## INSTRUCTIONS TO FOLLOW
Restate the listing that follows word for word, without its pictures.

┄┄┄┄┄┄

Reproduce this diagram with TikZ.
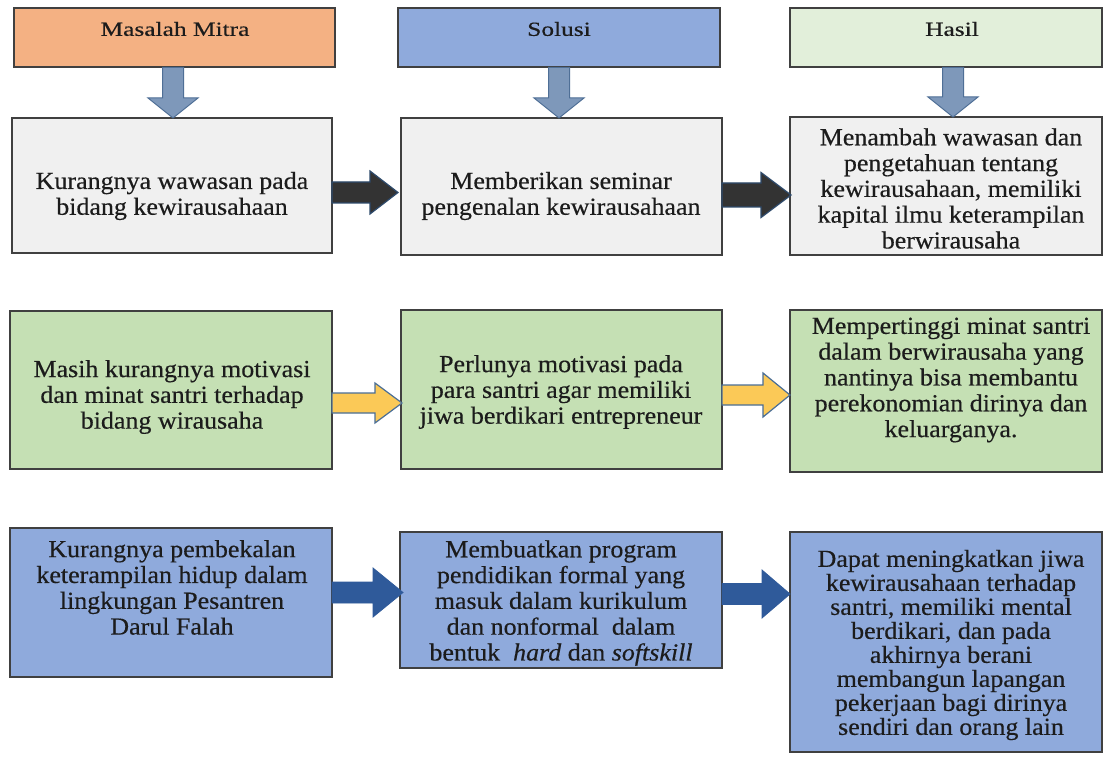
\documentclass[tikz,border=0pt]{standalone}
\usepackage{fontspec}
\usetikzlibrary{calc}
\newfontfamily\bodyfont{Liberation Serif}[FakeStretch=1.06,FakeBold=0.4]
\newfontfamily\headfont{Liberation Serif}[FakeStretch=1.27,FakeBold=0.4]
\definecolor{cOrange}{HTML}{F4B183}
\definecolor{cBlue}{HTML}{8FAADC}
\definecolor{cLgreen}{HTML}{E2EFDA}
\definecolor{cGray}{HTML}{F0F0F0}
\definecolor{cGreen}{HTML}{C5E0B4}
\definecolor{cEdge}{HTML}{404040}
\definecolor{cText}{HTML}{1C1C1C}
\definecolor{cDown}{HTML}{7E98BA}
\definecolor{cDownEdge}{HTML}{4F6F96}
\definecolor{cBlack}{HTML}{333333}
\definecolor{cBlackEdge}{HTML}{2E4A6B}
\definecolor{cYellow}{HTML}{FBC957}
\definecolor{cYellowEdge}{HTML}{4A6E96}
\definecolor{cDarkBlue}{HTML}{2F5A9A}
\newcommand\varrowdraw[3]{%
  \draw[#3] ($(#1)+(-10.5,0)$) -- ($(#2)+(-10.5,-20)$) -- ($(#2)+(-25,-20)$) -- (#2)
    -- ($(#2)+(25,-20)$) -- ($(#2)+(10.5,-20)$) -- ($(#1)+(10.5,0)$) -- cycle;}
\newcommand\harrowdraw[6]{%
  \draw[#6] ($(#1)+(0,-#3)$) -- ($(#2)+(-#5,-#3)$) -- ($(#2)+(-#5,-#4)$) -- (#2)
    -- ($(#2)+(-#5,#4)$) -- ($(#2)+(-#5,#3)$) -- ($(#1)+(0,#3)$) -- cycle;}
\begin{document}
\begin{tikzpicture}[x=1pt,y=-1pt,
  boxs/.style={draw=cEdge, line width=1.4pt, rectangle, inner sep=0pt, outer sep=0pt},
  headtxt/.style={text=cText, font=\headfont\fontsize{20}{22}\selectfont, inner sep=0pt},
  bodytxt/.style={text=cText, align=center, font=\bodyfont\fontsize{24.5}{25.8}\selectfont, inner sep=0pt},
  downarr/.style={fill=cDown, draw=cDownEdge, line width=1pt, line join=miter},
  blackarr/.style={fill=cBlack, draw=cBlackEdge, line width=1.2pt},
  yellowarr/.style={fill=cYellow, draw=cYellowEdge, line width=1.2pt},
  bluearr/.style={fill=cDarkBlue, draw=cDarkBlue, line width=0.8pt}]
\useasboundingbox[fill=white] (0,0) rectangle (1104,762);
% headers
\node[boxs, fill=cOrange, minimum width=321pt, minimum height=59pt] (h1) at (174.5,37.5) {};
\node[boxs, fill=cBlue, minimum width=322pt, minimum height=59pt] (h2) at (559,37.5) {};
\node[boxs, fill=cLgreen, minimum width=312pt, minimum height=59pt] (h3) at (946,37.5) {};
\node[headtxt] (h1t) at (175,29) {Masalah Mitra};
\node[headtxt] (h2t) at (559,29) {Solusi};
\node[headtxt] (h3t) at (952,29) {Hasil};
% row 1
\node[boxs, fill=cGray, minimum width=320pt, minimum height=135pt] (r1a) at (172,185.5) {};
\node[boxs, fill=cGray, minimum width=321pt, minimum height=137pt] (r1b) at (561.5,186.5) {};
\node[boxs, fill=cGray, minimum width=312pt, minimum height=138pt] (r1c) at (946,186) {};
% row 2
\node[boxs, fill=cGreen, minimum width=322pt, minimum height=158pt] (r2a) at (171,390) {};
\node[boxs, fill=cGreen, minimum width=321pt, minimum height=159pt] (r2b) at (561.5,389.5) {};
\node[boxs, fill=cGreen, minimum width=312pt, minimum height=162pt] (r2c) at (946,391) {};
% row 3
\node[boxs, fill=cBlue, minimum width=322pt, minimum height=149pt] (r3a) at (171,602.5) {};
\node[boxs, fill=cBlue, minimum width=322pt, minimum height=136pt] (r3b) at (561,600) {};
\node[boxs, fill=cBlue, minimum width=312pt, minimum height=220pt] (r3c) at (946,642) {};
% texts
\node[bodytxt] (t1a) at (172,196) {Kurangnya wawasan pada\\bidang kewirausahaan};
\node[bodytxt] (t1b) at (561,196) {Memberikan seminar\\pengenalan kewirausahaan};
\node[bodytxt] (t1c) at (951,188.5) {Menambah wawasan dan\\pengetahuan tentang\\kewirausahaan, memiliki\\kapital ilmu keterampilan\\berwirausaha};
\node[bodytxt] (t2a) at (172,397) {Masih kurangnya motivasi\\dan minat santri terhadap\\bidang wirausaha};
\node[bodytxt] (t2b) at (561,392) {Perlunya motivasi pada\\para santri agar memiliki\\jiwa berdikari entrepreneur};
\node[bodytxt] (t2c) at (951,380) {Mempertinggi minat santri\\dalam berwirausaha yang\\nantinya bisa membantu\\perekonomian dirinya dan\\keluarganya.};
\node[bodytxt] (t3a) at (172,587.5) {Kurangnya pembekalan\\keterampilan hidup dalam\\lingkungan Pesantren\\Darul Falah};
\node[bodytxt] (t3b) at (561,603) {Membuatkan program\\pendidikan formal yang\\masuk dalam kurikulum\\dan nonformal\ \ dalam\\bentuk\ \ \textit{hard} dan \textit{softskill}};
\node[bodytxt, font=\bodyfont\fontsize{24.5}{24}\selectfont] (t3c) at (951,645) {Dapat meningkatkan jiwa\\kewirausahaan terhadap\\santri, memiliki mental\\berdikari, dan pada\\akhirnya berani\\membangun lapangan\\pekerjaan bagi dirinya\\sendiri dan orang lain};
% down arrows
\coordinate (d1s) at ($(h1.south)+(-1.5,0.5)$);
\coordinate (d1e) at (d1s |- r1a.north);
\coordinate (d2s) at ($(h2.south)+(0,0.5)$);
\coordinate (d2e) at (d2s |- r1b.north);
\coordinate (d3s) at ($(h3.south)+(7,0.5)$);
\coordinate (d3e) at (d3s |- r1c.north);
\varrowdraw{d1s}{d1e}{downarr}
\varrowdraw{d2s}{d2e}{downarr}
\varrowdraw{d3s}{d3e}{downarr}
% row 1 arrows
\coordinate (a1s) at ($(r1a.east)+(0,7)$);
\coordinate (a1e) at ($(r1b.west)+(-3,6)$);
\coordinate (a2s) at ($(r1b.east)+(0,8.5)$);
\coordinate (a2e) at ($(r1c.west)+(1,9)$);
\harrowdraw{a1s}{a1e}{10.5}{21.5}{28}{blackarr}
\harrowdraw{a2s}{a2e}{12}{22.5}{30}{blackarr}
% row 2 arrows
\coordinate (y1s) at ($(r2a.east)+(0,13)$);
\coordinate (y1e) at ($(r2b.west)+(1,13.5)$);
\coordinate (y2s) at ($(r2b.east)+(0,5.5)$);
\coordinate (y2e) at ($(r2c.west)+(0,4)$);
\harrowdraw{y1s}{y1e}{10}{20}{27}{yellowarr}
\harrowdraw{y2s}{y2e}{10}{22}{27}{yellowarr}
% row 3 arrows
\coordinate (b1s) at ($(r3a.east)+(0,-10)$);
\coordinate (b1e) at ($(r3b.west)+(3,-7.5)$);
\coordinate (b2s) at ($(r3b.east)+(0,-6)$);
\coordinate (b2e) at ($(r3c.west)+(0,-48)$);
\harrowdraw{b1s}{b1e}{10.5}{24.5}{30}{bluearr}
\harrowdraw{b2s}{b2e}{10.5}{24}{28}{bluearr}
\end{tikzpicture}
\end{document}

┄┄┄┄┄┄

## SOLUTION TO THE EXERCISE
Reproduce this diagram with TikZ.
\documentclass[tikz,border=0pt]{standalone}
\usepackage{fontspec}
\usetikzlibrary{calc}
\newfontfamily\bodyfont{Liberation Serif}[FakeStretch=1.06,FakeBold=0.4]
\newfontfamily\headfont{Liberation Serif}[FakeStretch=1.27,FakeBold=0.4]
\definecolor{cOrange}{HTML}{F4B183}
\definecolor{cBlue}{HTML}{8FAADC}
\definecolor{cLgreen}{HTML}{E2EFDA}
\definecolor{cGray}{HTML}{F0F0F0}
\definecolor{cGreen}{HTML}{C5E0B4}
\definecolor{cEdge}{HTML}{404040}
\definecolor{cText}{HTML}{1C1C1C}
\definecolor{cDown}{HTML}{7E98BA}
\definecolor{cDownEdge}{HTML}{4F6F96}
\definecolor{cBlack}{HTML}{333333}
\definecolor{cBlackEdge}{HTML}{2E4A6B}
\definecolor{cYellow}{HTML}{FBC957}
\definecolor{cYellowEdge}{HTML}{4A6E96}
\definecolor{cDarkBlue}{HTML}{2F5A9A}
\newcommand\varrowdraw[3]{%
  \draw[#3] ($(#1)+(-10.5,0)$) -- ($(#2)+(-10.5,-20)$) -- ($(#2)+(-25,-20)$) -- (#2)
    -- ($(#2)+(25,-20)$) -- ($(#2)+(10.5,-20)$) -- ($(#1)+(10.5,0)$) -- cycle;}
\newcommand\harrowdraw[6]{%
  \draw[#6] ($(#1)+(0,-#3)$) -- ($(#2)+(-#5,-#3)$) -- ($(#2)+(-#5,-#4)$) -- (#2)
    -- ($(#2)+(-#5,#4)$) -- ($(#2)+(-#5,#3)$) -- ($(#1)+(0,#3)$) -- cycle;}
\begin{document}
\begin{tikzpicture}[x=1pt,y=-1pt,
  boxs/.style={draw=cEdge, line width=1.4pt, rectangle, inner sep=0pt, outer sep=0pt},
  headtxt/.style={text=cText, font=\headfont\fontsize{20}{22}\selectfont, inner sep=0pt},
  bodytxt/.style={text=cText, align=center, font=\bodyfont\fontsize{24.5}{25.8}\selectfont, inner sep=0pt},
  downarr/.style={fill=cDown, draw=cDownEdge, line width=1pt, line join=miter},
  blackarr/.style={fill=cBlack, draw=cBlackEdge, line width=1.2pt},
  yellowarr/.style={fill=cYellow, draw=cYellowEdge, line width=1.2pt},
  bluearr/.style={fill=cDarkBlue, draw=cDarkBlue, line width=0.8pt}]
\useasboundingbox[fill=white] (0,0) rectangle (1104,762);
% headers
\node[boxs, fill=cOrange, minimum width=321pt, minimum height=59pt] (h1) at (174.5,37.5) {};
\node[boxs, fill=cBlue, minimum width=322pt, minimum height=59pt] (h2) at (559,37.5) {};
\node[boxs, fill=cLgreen, minimum width=312pt, minimum height=59pt] (h3) at (946,37.5) {};
\node[headtxt] (h1t) at (175,29) {Masalah Mitra};
\node[headtxt] (h2t) at (559,29) {Solusi};
\node[headtxt] (h3t) at (952,29) {Hasil};
% row 1
\node[boxs, fill=cGray, minimum width=320pt, minimum height=135pt] (r1a) at (172,185.5) {};
\node[boxs, fill=cGray, minimum width=321pt, minimum height=137pt] (r1b) at (561.5,186.5) {};
\node[boxs, fill=cGray, minimum width=312pt, minimum height=138pt] (r1c) at (946,186) {};
% row 2
\node[boxs, fill=cGreen, minimum width=322pt, minimum height=158pt] (r2a) at (171,390) {};
\node[boxs, fill=cGreen, minimum width=321pt, minimum height=159pt] (r2b) at (561.5,389.5) {};
\node[boxs, fill=cGreen, minimum width=312pt, minimum height=162pt] (r2c) at (946,391) {};
% row 3
\node[boxs, fill=cBlue, minimum width=322pt, minimum height=149pt] (r3a) at (171,602.5) {};
\node[boxs, fill=cBlue, minimum width=322pt, minimum height=136pt] (r3b) at (561,600) {};
\node[boxs, fill=cBlue, minimum width=312pt, minimum height=220pt] (r3c) at (946,642) {};
% texts
\node[bodytxt] (t1a) at (172,196) {Kurangnya wawasan pada\\bidang kewirausahaan};
\node[bodytxt] (t1b) at (561,196) {Memberikan seminar\\pengenalan kewirausahaan};
\node[bodytxt] (t1c) at (951,188.5) {Menambah wawasan dan\\pengetahuan tentang\\kewirausahaan, memiliki\\kapital ilmu keterampilan\\berwirausaha};
\node[bodytxt] (t2a) at (172,397) {Masih kurangnya motivasi\\dan minat santri terhadap\\bidang wirausaha};
\node[bodytxt] (t2b) at (561,392) {Perlunya motivasi pada\\para santri agar memiliki\\jiwa berdikari entrepreneur};
\node[bodytxt] (t2c) at (951,380) {Mempertinggi minat santri\\dalam berwirausaha yang\\nantinya bisa membantu\\perekonomian dirinya dan\\keluarganya.};
\node[bodytxt] (t3a) at (172,587.5) {Kurangnya pembekalan\\keterampilan hidup dalam\\lingkungan Pesantren\\Darul Falah};
\node[bodytxt] (t3b) at (561,603) {Membuatkan program\\pendidikan formal yang\\masuk dalam kurikulum\\dan nonformal\ \ dalam\\bentuk\ \ \textit{hard} dan \textit{softskill}};
\node[bodytxt, font=\bodyfont\fontsize{24.5}{24}\selectfont] (t3c) at (951,645) {Dapat meningkatkan jiwa\\kewirausahaan terhadap\\santri, memiliki mental\\berdikari, dan pada\\akhirnya berani\\membangun lapangan\\pekerjaan bagi dirinya\\sendiri dan orang lain};
% down arrows
\coordinate (d1s) at ($(h1.south)+(-1.5,0.5)$);
\coordinate (d1e) at (d1s |- r1a.north);
\coordinate (d2s) at ($(h2.south)+(0,0.5)$);
\coordinate (d2e) at (d2s |- r1b.north);
\coordinate (d3s) at ($(h3.south)+(7,0.5)$);
\coordinate (d3e) at (d3s |- r1c.north);
\varrowdraw{d1s}{d1e}{downarr}
\varrowdraw{d2s}{d2e}{downarr}
\varrowdraw{d3s}{d3e}{downarr}
% row 1 arrows
\coordinate (a1s) at ($(r1a.east)+(0,7)$);
\coordinate (a1e) at ($(r1b.west)+(-3,6)$);
\coordinate (a2s) at ($(r1b.east)+(0,8.5)$);
\coordinate (a2e) at ($(r1c.west)+(1,9)$);
\harrowdraw{a1s}{a1e}{10.5}{21.5}{28}{blackarr}
\harrowdraw{a2s}{a2e}{12}{22.5}{30}{blackarr}
% row 2 arrows
\coordinate (y1s) at ($(r2a.east)+(0,13)$);
\coordinate (y1e) at ($(r2b.west)+(1,13.5)$);
\coordinate (y2s) at ($(r2b.east)+(0,5.5)$);
\coordinate (y2e) at ($(r2c.west)+(0,4)$);
\harrowdraw{y1s}{y1e}{10}{20}{27}{yellowarr}
\harrowdraw{y2s}{y2e}{10}{22}{27}{yellowarr}
% row 3 arrows
\coordinate (b1s) at ($(r3a.east)+(0,-10)$);
\coordinate (b1e) at ($(r3b.west)+(3,-7.5)$);
\coordinate (b2s) at ($(r3b.east)+(0,-6)$);
\coordinate (b2e) at ($(r3c.west)+(0,-48)$);
\harrowdraw{b1s}{b1e}{10.5}{24.5}{30}{bluearr}
\harrowdraw{b2s}{b2e}{10.5}{24}{28}{bluearr}
\end{tikzpicture}
\end{document}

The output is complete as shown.